+++ MATERIAL +++
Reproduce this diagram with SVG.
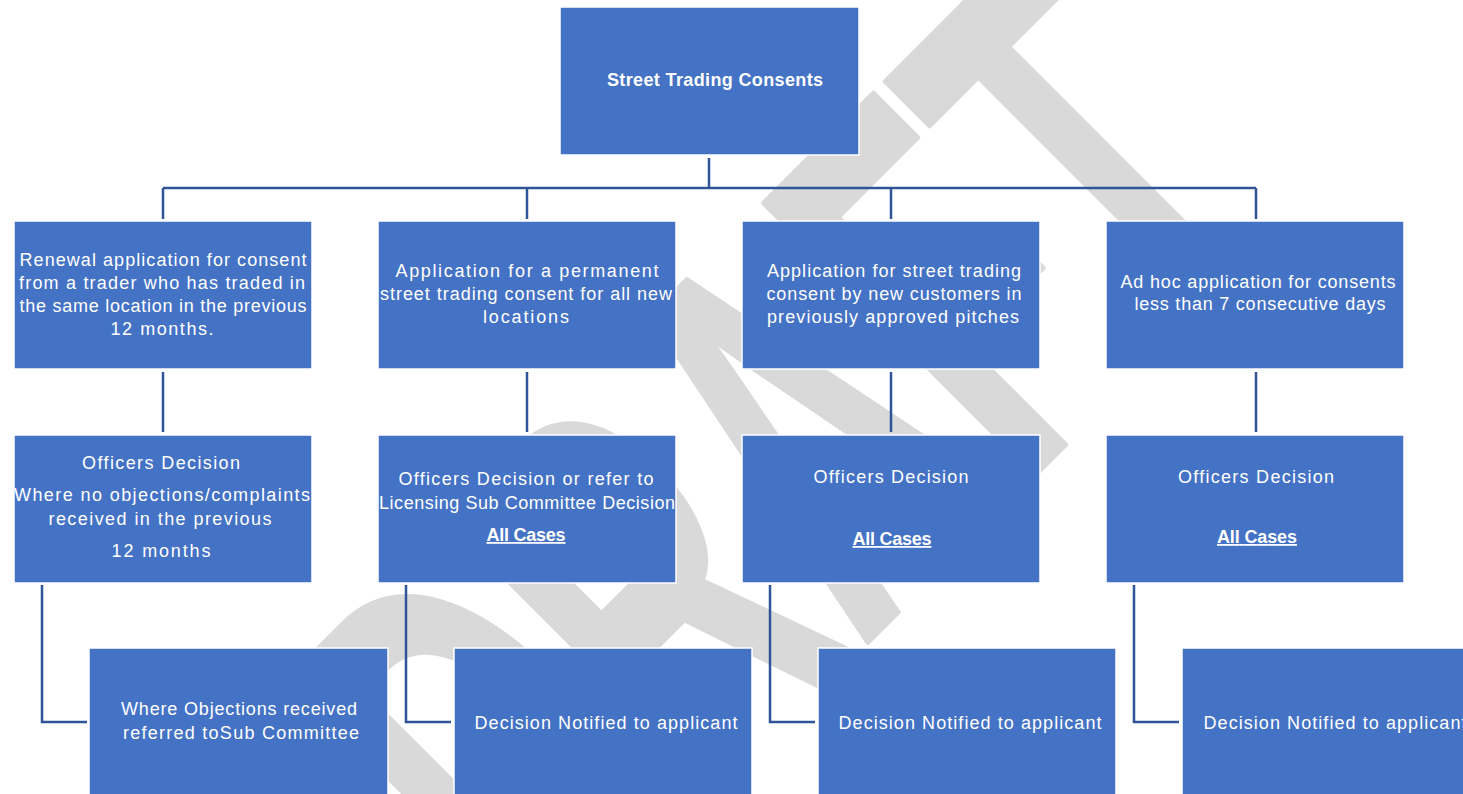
<svg xmlns="http://www.w3.org/2000/svg" width="1463" height="794" viewBox="0 0 1463 794">
<style>
.box{fill:#4472c4;stroke:#ffffff;stroke-width:1.5}
.t{font-family:"Liberation Sans",Arial,sans-serif;font-size:18px;fill:#ffffff;text-anchor:middle}
.b{font-weight:bold}
.u{font-weight:bold;text-decoration:underline}
.c{fill:none;stroke:#2f5597;stroke-width:2.5}
.wm{font-family:"Liberation Sans",Arial,sans-serif;font-weight:bold;font-size:310px;fill:#d9d9d9;stroke:#d9d9d9;stroke-width:3;stroke-linejoin:round}
</style>
<rect width="1463" height="794" fill="#ffffff"/>
<g id="watermark">
<text class="wm" transform="translate(545,965) rotate(-45) scale(1,1.8)">DRAFT</text>
</g>
<g id="connectors">
<path class="c" d="M709,158V188M163,188H1256M163,188V219M527,188V219M891,188V219M1256,188V219"/>
<path class="c" d="M163,372V432M527,372V432M891,372V432M1256,372V432"/>
<path class="c" d="M42,585V722H87M406,585V722H451M770,585V722H815M1134,585V722H1179"/>
</g>
<g id="n0">
<rect class="box" x="560" y="7" width="299" height="148"/>
<text class="t b" font-size="17" x="715" y="86" textLength="216">Street Trading Consents</text>
</g>
<g id="n1">
<rect class="box" x="14" y="221" width="298" height="148"/>
<text class="t" x="163" y="266" textLength="287">Renewal application for consent</text>
<text class="t" x="162" y="289" textLength="286">from a trader who has traded in</text>
<text class="t" x="163" y="312" textLength="287">the same location in the previous</text>
<text class="t" x="162" y="335" textLength="103">12 months.</text>
</g>
<g id="n2">
<rect class="box" x="378" y="221" width="298" height="148"/>
<text class="t" x="527" y="277" textLength="263">Application for a permanent</text>
<text class="t" x="526" y="300" textLength="292">street trading consent for all new</text>
<text class="t" x="526" y="323" textLength="86">locations</text>
</g>
<g id="n3">
<rect class="box" x="742" y="221" width="298" height="148"/>
<text class="t" x="894" y="277" textLength="254">Application for street trading</text>
<text class="t" x="894" y="300" textLength="255">consent by new customers in</text>
<text class="t" x="893" y="323" textLength="252">previously approved pitches</text>
</g>
<g id="n4">
<rect class="box" x="1106" y="221" width="298" height="148"/>
<text class="t" x="1258" y="288" textLength="275">Ad hoc application for consents</text>
<text class="t" x="1260" y="310" textLength="251">less than 7 consecutive days</text>
</g>
<g id="n5">
<rect class="box" x="14" y="435" width="298" height="148"/>
<text class="t" x="161" y="469" textLength="158">Officers Decision</text>
<text class="t" x="162" y="501" textLength="296">Where no objections/complaints</text>
<text class="t" x="160" y="525" textLength="223">received in the previous</text>
<text class="t" x="161" y="557" textLength="99">12 months</text>
</g>
<g id="n6">
<rect class="box" x="378" y="435" width="298" height="148"/>
<text class="t" x="526" y="485" textLength="255">Officers Decision or refer to</text>
<text class="t" x="527" y="509" textLength="296">Licensing Sub Committee Decision</text>
<text class="t u" x="526" y="541" textLength="79">All Cases</text>
</g>
<g id="n7">
<rect class="box" x="742" y="435" width="298" height="148"/>
<text class="t" x="891" y="483" textLength="155">Officers Decision</text>
<text class="t u" x="892" y="545" textLength="79">All Cases</text>
</g>
<g id="n8">
<rect class="box" x="1106" y="435" width="298" height="148"/>
<text class="t" x="1256" y="483" textLength="156">Officers Decision</text>
<text class="t u" x="1257" y="543" textLength="80">All Cases</text>
</g>
<g id="n9">
<rect class="box" x="89" y="648" width="299" height="150"/>
<text class="t" x="239" y="715" textLength="236">Where Objections received</text>
<text class="t" x="241" y="739" textLength="236">referred toSub Committee</text>
</g>
<g id="n10">
<rect class="box" x="454" y="648" width="298" height="150"/>
<text class="t" x="606" y="729" textLength="263">Decision Notified to applicant</text>
</g>
<g id="n11">
<rect class="box" x="818" y="648" width="298" height="150"/>
<text class="t" x="970" y="729" textLength="263">Decision Notified to applicant</text>
</g>
<g id="n12">
<rect class="box" x="1182" y="648" width="298" height="150"/>
<text class="t" x="1335" y="729" textLength="263">Decision Notified to applicant</text>
</g>
</svg>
+++
• WHAT IS EXPECTED: Copy out each line exactly, without the pictures.

• RESPONSE TO THE TASK:
Reproduce this diagram with SVG.
<svg xmlns="http://www.w3.org/2000/svg" width="1463" height="794" viewBox="0 0 1463 794">
<style>
.box{fill:#4472c4;stroke:#ffffff;stroke-width:1.5}
.t{font-family:"Liberation Sans",Arial,sans-serif;font-size:18px;fill:#ffffff;text-anchor:middle}
.b{font-weight:bold}
.u{font-weight:bold;text-decoration:underline}
.c{fill:none;stroke:#2f5597;stroke-width:2.5}
.wm{font-family:"Liberation Sans",Arial,sans-serif;font-weight:bold;font-size:310px;fill:#d9d9d9;stroke:#d9d9d9;stroke-width:3;stroke-linejoin:round}
</style>
<rect width="1463" height="794" fill="#ffffff"/>
<g id="watermark">
<text class="wm" transform="translate(545,965) rotate(-45) scale(1,1.8)">DRAFT</text>
</g>
<g id="connectors">
<path class="c" d="M709,158V188M163,188H1256M163,188V219M527,188V219M891,188V219M1256,188V219"/>
<path class="c" d="M163,372V432M527,372V432M891,372V432M1256,372V432"/>
<path class="c" d="M42,585V722H87M406,585V722H451M770,585V722H815M1134,585V722H1179"/>
</g>
<g id="n0">
<rect class="box" x="560" y="7" width="299" height="148"/>
<text class="t b" font-size="17" x="715" y="86" textLength="216">Street Trading Consents</text>
</g>
<g id="n1">
<rect class="box" x="14" y="221" width="298" height="148"/>
<text class="t" x="163" y="266" textLength="287">Renewal application for consent</text>
<text class="t" x="162" y="289" textLength="286">from a trader who has traded in</text>
<text class="t" x="163" y="312" textLength="287">the same location in the previous</text>
<text class="t" x="162" y="335" textLength="103">12 months.</text>
</g>
<g id="n2">
<rect class="box" x="378" y="221" width="298" height="148"/>
<text class="t" x="527" y="277" textLength="263">Application for a permanent</text>
<text class="t" x="526" y="300" textLength="292">street trading consent for all new</text>
<text class="t" x="526" y="323" textLength="86">locations</text>
</g>
<g id="n3">
<rect class="box" x="742" y="221" width="298" height="148"/>
<text class="t" x="894" y="277" textLength="254">Application for street trading</text>
<text class="t" x="894" y="300" textLength="255">consent by new customers in</text>
<text class="t" x="893" y="323" textLength="252">previously approved pitches</text>
</g>
<g id="n4">
<rect class="box" x="1106" y="221" width="298" height="148"/>
<text class="t" x="1258" y="288" textLength="275">Ad hoc application for consents</text>
<text class="t" x="1260" y="310" textLength="251">less than 7 consecutive days</text>
</g>
<g id="n5">
<rect class="box" x="14" y="435" width="298" height="148"/>
<text class="t" x="161" y="469" textLength="158">Officers Decision</text>
<text class="t" x="162" y="501" textLength="296">Where no objections/complaints</text>
<text class="t" x="160" y="525" textLength="223">received in the previous</text>
<text class="t" x="161" y="557" textLength="99">12 months</text>
</g>
<g id="n6">
<rect class="box" x="378" y="435" width="298" height="148"/>
<text class="t" x="526" y="485" textLength="255">Officers Decision or refer to</text>
<text class="t" x="527" y="509" textLength="296">Licensing Sub Committee Decision</text>
<text class="t u" x="526" y="541" textLength="79">All Cases</text>
</g>
<g id="n7">
<rect class="box" x="742" y="435" width="298" height="148"/>
<text class="t" x="891" y="483" textLength="155">Officers Decision</text>
<text class="t u" x="892" y="545" textLength="79">All Cases</text>
</g>
<g id="n8">
<rect class="box" x="1106" y="435" width="298" height="148"/>
<text class="t" x="1256" y="483" textLength="156">Officers Decision</text>
<text class="t u" x="1257" y="543" textLength="80">All Cases</text>
</g>
<g id="n9">
<rect class="box" x="89" y="648" width="299" height="150"/>
<text class="t" x="239" y="715" textLength="236">Where Objections received</text>
<text class="t" x="241" y="739" textLength="236">referred toSub Committee</text>
</g>
<g id="n10">
<rect class="box" x="454" y="648" width="298" height="150"/>
<text class="t" x="606" y="729" textLength="263">Decision Notified to applicant</text>
</g>
<g id="n11">
<rect class="box" x="818" y="648" width="298" height="150"/>
<text class="t" x="970" y="729" textLength="263">Decision Notified to applicant</text>
</g>
<g id="n12">
<rect class="box" x="1182" y="648" width="298" height="150"/>
<text class="t" x="1335" y="729" textLength="263">Decision Notified to applicant</text>
</g>
</svg>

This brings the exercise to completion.